- Born: Pascal Garray 12 December 1965 Rocourt, Belgium
- Died: 17 January 2017 (aged 51) Liège, Belgium
- Area: Cartoonist, Writer, Artist
- Notable works: The Smurfs, Benoît Brisefer

= Pascal Garray =

Belgian comics cartoonist and scriptwriter

Pascal Garray (12 December 1965 – 17 January 2017) was a Belgian comics artist and cartoonist best known for his work on Peyo's The Smurfs and Benoît Brisefer (known in Dutch as Steven Sterk).

==Biography==
Pascal Garray studied art at the Institut Saint-Luc in Liège. Following his studies, he joined the staff of Studio Peyo as a comics artist in 1990. During his first two years at the studio, Garray was taught to draw characters from The Smurfs and Benoît Brisefer by Peyo himself.
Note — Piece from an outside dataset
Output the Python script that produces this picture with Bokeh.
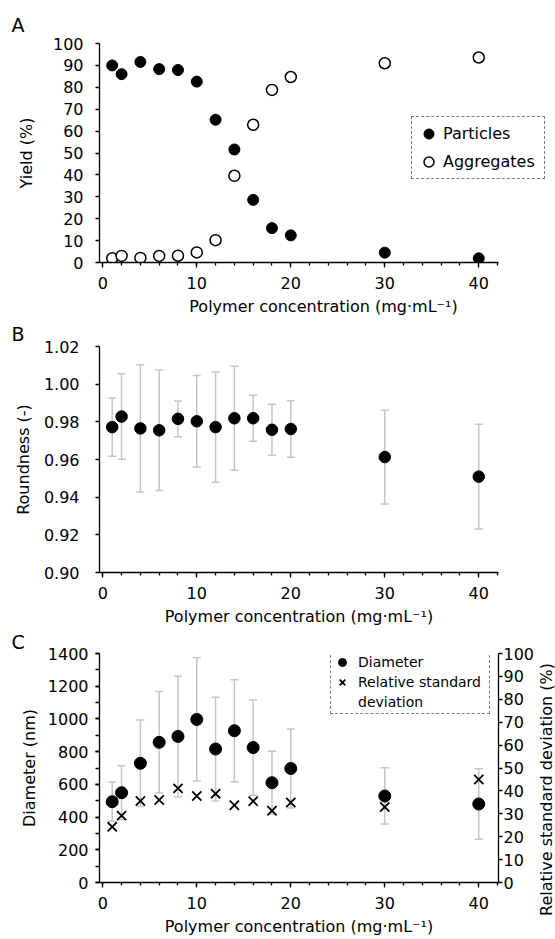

Garray helped continue both The Smurfs and Benoît Brisefer comics following Peyo's death in 1992. He and Peyo's son, Thierry Culliford, resumed work on Benoît Brisefer after the artist's death, with Garray, who was 28 years old at the time of its relaunch, heading the project as its principal artist. Despite his work in Benoît Brisefer, Garray became best known for his contributions to The Smurfs as one of the comic series' most important artists. Since 1990, Garray contributed as an artist and writer on seventeen comic books for The Smurfs and seven editions of Benoît Brisefer.

Pascal Garray died in Liège, Belgium, on 17 January 2017, at the age of 51. Prior to his death, Garray had completed work on his last comic for The Smurfs, "The Smurfs and the Purple Bean" (French: Les Schtroumpfs et les haricots Mauves, Dutch: De Smurfen en de paarse bonen), which was released in September 2017.